Aim of the exercise:
Quote the data below in full, minus the images.

## START Collected material

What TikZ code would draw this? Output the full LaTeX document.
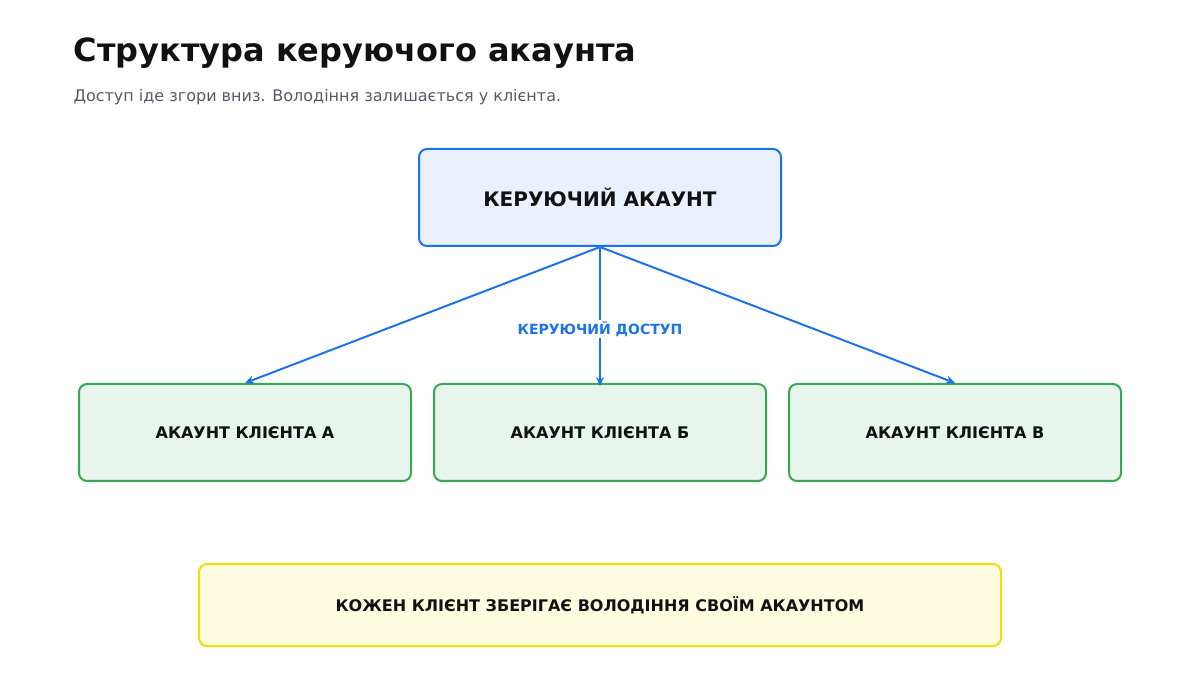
\documentclass[tikz,border=0pt]{standalone}
\usepackage{fontspec}
\setmainfont{DejaVu Sans}
\usetikzlibrary{arrows.meta}
\definecolor{blueS}{HTML}{1A73E8}
\definecolor{blueF}{HTML}{EAF1FD}
\definecolor{greenS}{HTML}{34A853}
\definecolor{greenF}{HTML}{E8F5EC}
\definecolor{yelS}{HTML}{F0E000}
\definecolor{yelF}{HTML}{FEFCE0}
\definecolor{txt}{HTML}{111111}
\definecolor{sub}{HTML}{555B66}
\begin{document}
\begin{tikzpicture}[x=1pt,y=-1pt,
  box/.style={draw,line width=2pt,rounded corners=8pt,inner sep=0pt,text=txt,font=\bfseries},
  top/.style={box,draw=blueS,fill=blueF,minimum width=362pt,minimum height=97pt,font=\bfseries\fontsize{20}{24}\selectfont},
  cli/.style={box,draw=greenS,fill=greenF,minimum width=332pt,minimum height=97pt,font=\bfseries\fontsize{16}{19}\selectfont},
  note/.style={box,draw=yelS,fill=yelF,minimum width=802pt,minimum height=82pt,font=\bfseries\fontsize{16}{19}\selectfont},
  arr/.style={draw=blueS,line width=2pt,-{Stealth[length=9pt,width=8pt]}}]
\useasboundingbox (0,0) rectangle (1200,700);
\node[anchor=west,font=\bfseries\fontsize{32}{38}\selectfont,text=txt] (title) at (70,53) {Структура керуючого акаунта};
\node[anchor=west,font=\fontsize{16}{19}\selectfont,text=sub] (subt) at (70,97) {Доступ іде згори вниз. Володіння залишається у клієнта.};
\node[top] (m) at (600,197.5) {КЕРУЮЧИЙ АКАУНТ};
\node[cli] (a) at (245,432.5) {АКАУНТ КЛІЄНТА А};
\node[cli] (b) at (600,432.5) {АКАУНТ КЛІЄНТА Б};
\node[cli] (c) at (955,432.5) {АКАУНТ КЛІЄНТА В};
\node[note] (n) at (600,605) {КОЖЕН КЛІЄНТ ЗБЕРІГАЄ ВОЛОДІННЯ СВОЇМ АКАУНТОМ};
\coordinate (o) at (600,247);
\draw[arr] (o) -- (a.north);
\draw[arr] (o) -- ([yshift=-3pt]b.north);
\draw[arr] (o) -- (c.north);
\node[font=\bfseries\fontsize{14}{17}\selectfont,text=blueS,fill=white,inner sep=1pt] (lbl) at (600,329) {КЕРУЮЧИЙ ДОСТУП};
\end{tikzpicture}
\end{document}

## END Collected material

Worked answer:
What TikZ code would draw this? Output the full LaTeX document.
\documentclass[tikz,border=0pt]{standalone}
\usepackage{fontspec}
\setmainfont{DejaVu Sans}
\usetikzlibrary{arrows.meta}
\definecolor{blueS}{HTML}{1A73E8}
\definecolor{blueF}{HTML}{EAF1FD}
\definecolor{greenS}{HTML}{34A853}
\definecolor{greenF}{HTML}{E8F5EC}
\definecolor{yelS}{HTML}{F0E000}
\definecolor{yelF}{HTML}{FEFCE0}
\definecolor{txt}{HTML}{111111}
\definecolor{sub}{HTML}{555B66}
\begin{document}
\begin{tikzpicture}[x=1pt,y=-1pt,
  box/.style={draw,line width=2pt,rounded corners=8pt,inner sep=0pt,text=txt,font=\bfseries},
  top/.style={box,draw=blueS,fill=blueF,minimum width=362pt,minimum height=97pt,font=\bfseries\fontsize{20}{24}\selectfont},
  cli/.style={box,draw=greenS,fill=greenF,minimum width=332pt,minimum height=97pt,font=\bfseries\fontsize{16}{19}\selectfont},
  note/.style={box,draw=yelS,fill=yelF,minimum width=802pt,minimum height=82pt,font=\bfseries\fontsize{16}{19}\selectfont},
  arr/.style={draw=blueS,line width=2pt,-{Stealth[length=9pt,width=8pt]}}]
\useasboundingbox (0,0) rectangle (1200,700);
\node[anchor=west,font=\bfseries\fontsize{32}{38}\selectfont,text=txt] (title) at (70,53) {Структура керуючого акаунта};
\node[anchor=west,font=\fontsize{16}{19}\selectfont,text=sub] (subt) at (70,97) {Доступ іде згори вниз. Володіння залишається у клієнта.};
\node[top] (m) at (600,197.5) {КЕРУЮЧИЙ АКАУНТ};
\node[cli] (a) at (245,432.5) {АКАУНТ КЛІЄНТА А};
\node[cli] (b) at (600,432.5) {АКАУНТ КЛІЄНТА Б};
\node[cli] (c) at (955,432.5) {АКАУНТ КЛІЄНТА В};
\node[note] (n) at (600,605) {КОЖЕН КЛІЄНТ ЗБЕРІГАЄ ВОЛОДІННЯ СВОЇМ АКАУНТОМ};
\coordinate (o) at (600,247);
\draw[arr] (o) -- (a.north);
\draw[arr] (o) -- ([yshift=-3pt]b.north);
\draw[arr] (o) -- (c.north);
\node[font=\bfseries\fontsize{14}{17}\selectfont,text=blueS,fill=white,inner sep=1pt] (lbl) at (600,329) {КЕРУЮЧИЙ ДОСТУП};
\end{tikzpicture}
\end{document}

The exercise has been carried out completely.